Bradford法により算出したタンパク質量をもとに、100μg/mlのタンパク質を96穴プレートに滴下して、タンパク質を吸着した。さらに、DNPH誘導体化、一次抗体、二次抗体および基質の反応を実施した後、マイクロプレートリーダーにより吸光度(450nm)を測定した。タンパク質サンプル中のタンパク質カルボニル量は、既知の還元型/酸化型 BSA スタンダードカーブと比較することによって算出した。
【0022】
3、結果
結果を
図2に示した。UV照射処理した毛髪からの抽出タンパク質溶液に含まれるカルボニル化量を測定したところ、12.96J/cm
2のUV照射により、カルボニル化タンパク質が有意に増加していた。
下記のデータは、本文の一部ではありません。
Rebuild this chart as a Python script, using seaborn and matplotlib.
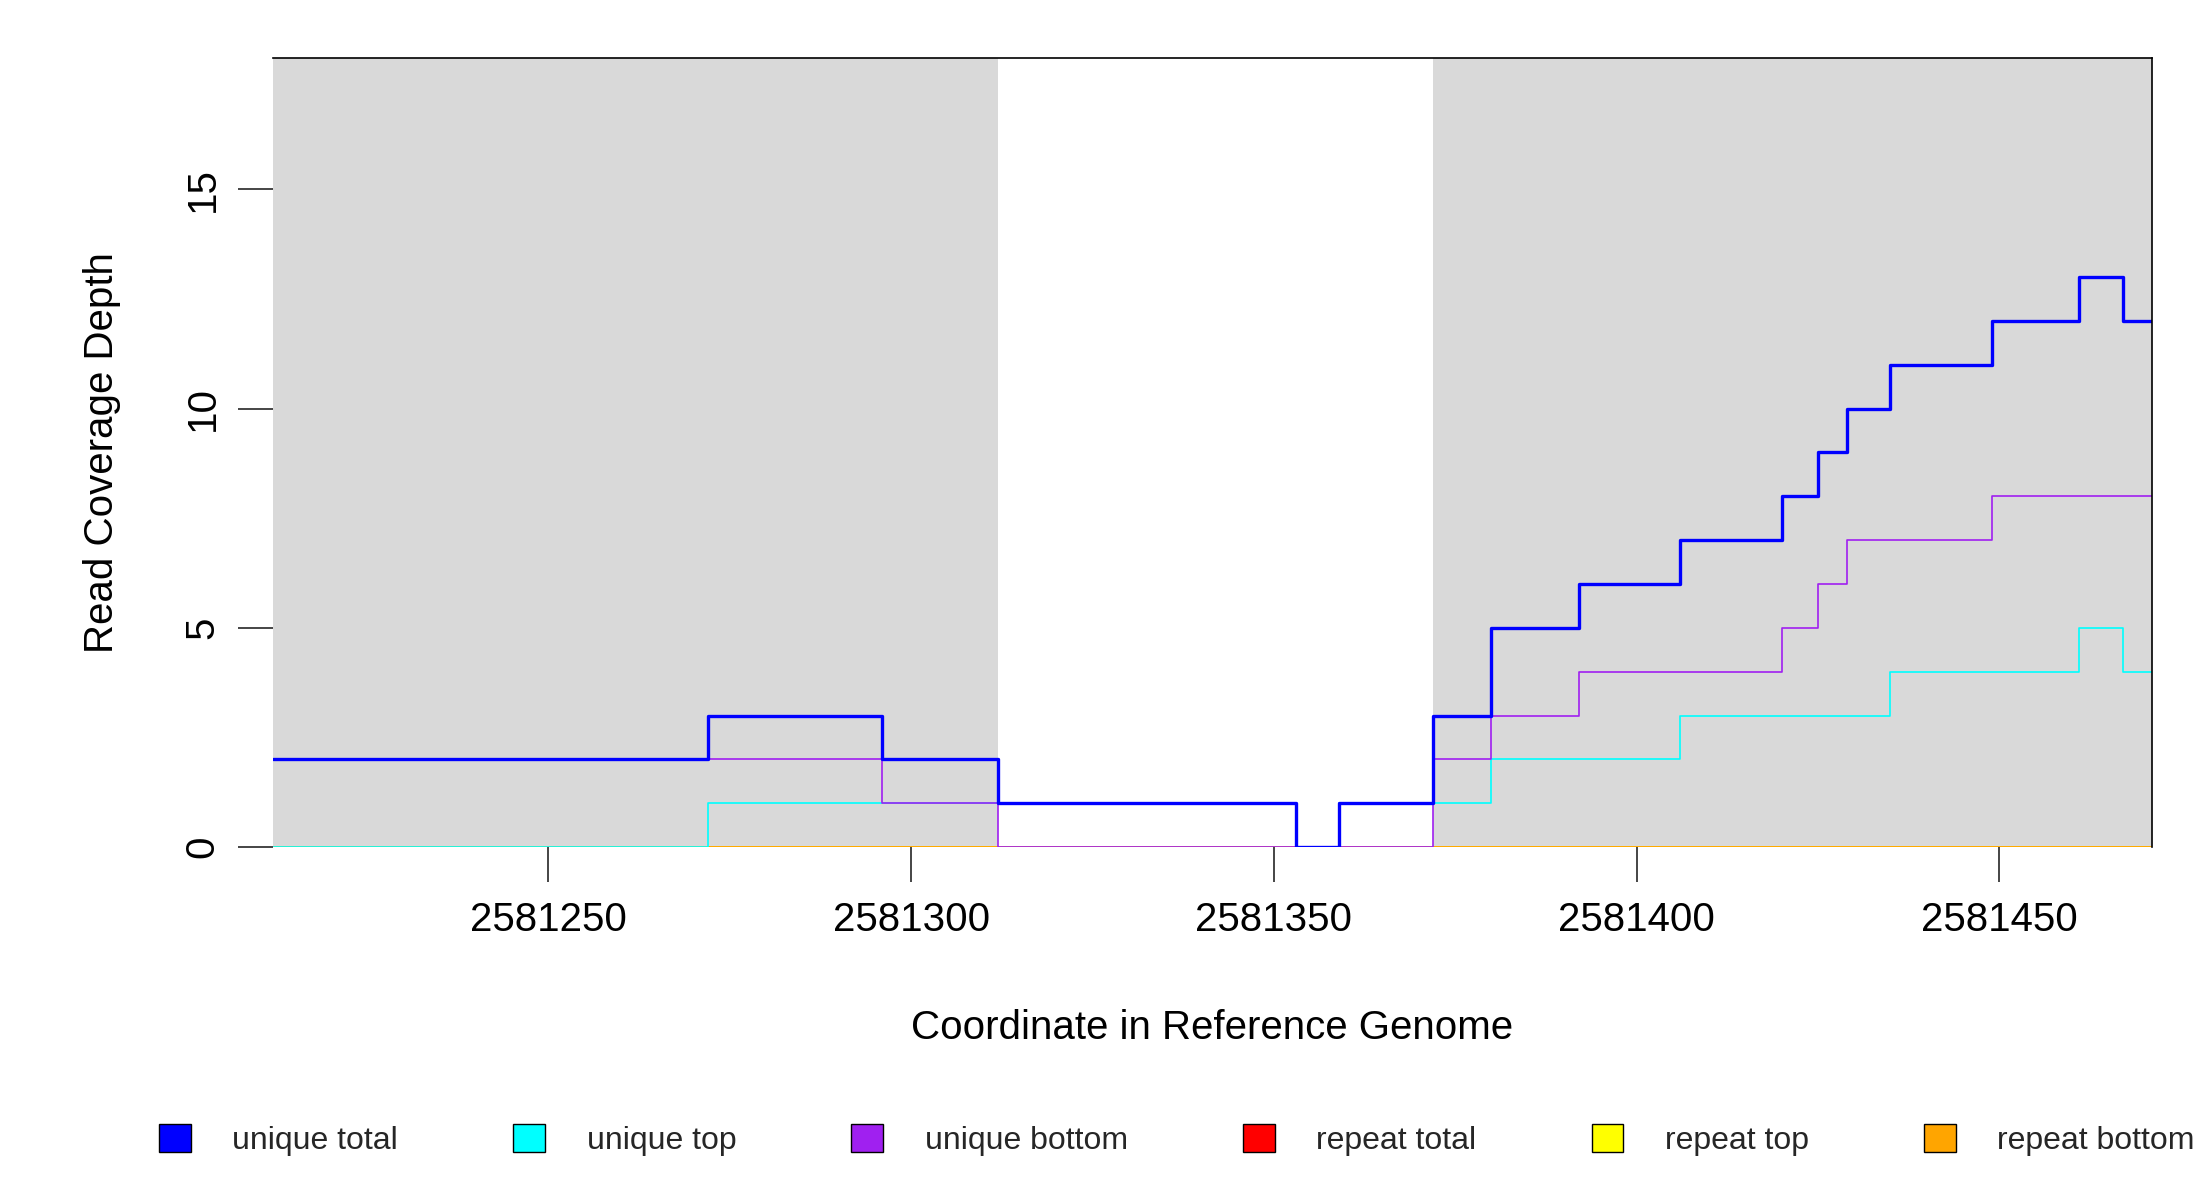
import numpy as np
import pandas as pd
import matplotlib
matplotlib.use("Agg")
import matplotlib.pyplot as plt
import matplotlib.patches as mpatches
import seaborn as sns

# step change points (coordinate where new value starts)
x_start = 2581212
x_end = 2581471
total_x = [2581212, 2581272, 2581296, 2581312, 2581353, 2581359, 2581372, 2581380, 2581392,
           2581406, 2581420, 2581425, 2581429, 2581435, 2581449, 2581461, 2581467]
total_y = [2, 3, 2, 1, 0, 1, 3, 5, 6, 7, 8, 9, 10, 11, 12, 13, 12]
top_x = [2581212, 2581272, 2581353, 2581359, 2581372, 2581380, 2581406, 2581435, 2581461, 2581467]
top_y = [0, 1, 0, 1, 1, 2, 3, 4, 5, 4]
bottom_x = [2581212, 2581296, 2581312, 2581372, 2581380, 2581392, 2581420, 2581425, 2581429, 2581449]
bottom_y = [2, 1, 0, 2, 3, 4, 5, 6, 7, 8]
gray_regions = [(2581212, 2581312), (2581372, 2581471)]

def steps(xs, ys, name):
    return pd.DataFrame({"coord": list(xs) + [x_end], "depth": list(ys) + [ys[-1]], "series": name})

df = pd.concat([
    steps([x_start], [0], "repeat total"),
    steps([x_start], [0], "repeat top"),
    steps([x_start], [0], "repeat bottom"),
    steps(top_x, top_y, "unique top"),
    steps(bottom_x, bottom_y, "unique bottom"),
    steps(total_x, total_y, "unique total"),
])

colors = {"unique total": "blue", "unique top": "cyan", "unique bottom": "#a020f0",
          "repeat total": "red", "repeat top": "yellow", "repeat bottom": "orange"}
widths = {"unique total": 2.4, "repeat bottom": 2.0}

sns.set_style("white")
plt.rcParams["font.family"] = ["Liberation Sans", "DejaVu Sans"]

fig = plt.figure(figsize=(22, 12), dpi=100)
ax = fig.add_axes([0.124, 0.294, 0.854, 0.658])
for a, b in gray_regions:
    ax.axvspan(a, b, color="#d9d9d9", lw=0, zorder=0)

for name in ["repeat total", "repeat top", "repeat bottom", "unique top", "unique bottom", "unique total"]:
    sub = df[df.series == name]
    sns.lineplot(data=sub, x="coord", y="depth", drawstyle="steps-post", estimator=None,
                 color=colors[name], lw=widths.get(name, 1.2), ax=ax, legend=False)

ax.set_xlim(x_start, x_end)
ax.set_ylim(0, 18)
ax.set_xticks([2581250, 2581300, 2581350, 2581400, 2581450])
ax.set_xticklabels(["2581250", "2581300", "2581350", "2581400", "2581450"])
ax.set_yticks([0, 5, 10, 15])
ax.set_yticklabels(["0", "5", "10", "15"], rotation=90, va="center")
ax.tick_params(axis="both", direction="out", length=25, width=1.2, labelsize=29, pad=14,
               left=True, bottom=True, labelcolor="black")
ax.tick_params(axis="y", pad=12)
for s in ax.spines.values():
    s.set_color("black")
    s.set_linewidth(1.2)
ax.spines["bottom"].set_visible(False)
ax.spines["left"].set_visible(False)
ax.set_xlabel("Coordinate in Reference Genome", fontsize=29, labelpad=50, color="black")
ax.set_ylabel("Read Coverage Depth", fontsize=29, labelpad=45, color="black")
ax.margins(0)

names = ["unique total", "unique top", "unique bottom", "repeat total", "repeat top", "repeat bottom"]
handles = [mpatches.Patch(facecolor=colors[n], edgecolor="black", label=n) for n in names]
fig.legend(handles=handles, loc="center", bbox_to_anchor=(0.535, 0.05), ncol=6, frameon=False,
           fontsize=23, handlelength=1.0, handleheight=1.0, columnspacing=3.6, handletextpad=1.3)

fig.savefig("out.png", dpi=100, facecolor="white")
真夏の正午付近に約1時間、日光を浴びた積算光量が20J/cm
2とされているため、本評価方法により、日常レベルの紫外線照射による軽微なカルボニル化タンパク質量の変化を検出することが可能である。
さらに、試料1:グリシン亜鉛及び、試料2:ニコファインUVを用いたプレトリートメント処理を施した毛髪は、UV照射毛髪と比較して、カルボニル化タンパク質量が減少していた。本発明の方法を用いることで、有効成分の毛髪に対する酸化ダメージ抑制作用を評価することが可能である。
本発明の評価方法を用いることで、毛髪の酸化ダメージの指標になるカルボニル化タンパク質量を平均的かつ高感度に検出することが可能になる。紫外線などの日常的な毛髪ダメージを予測することが可能であると共に、これらのダメージ要因に対する抑制成分の評価が可能であることから、これらを有効成分とした化粧品あるいは医薬品を提供することが可能になる。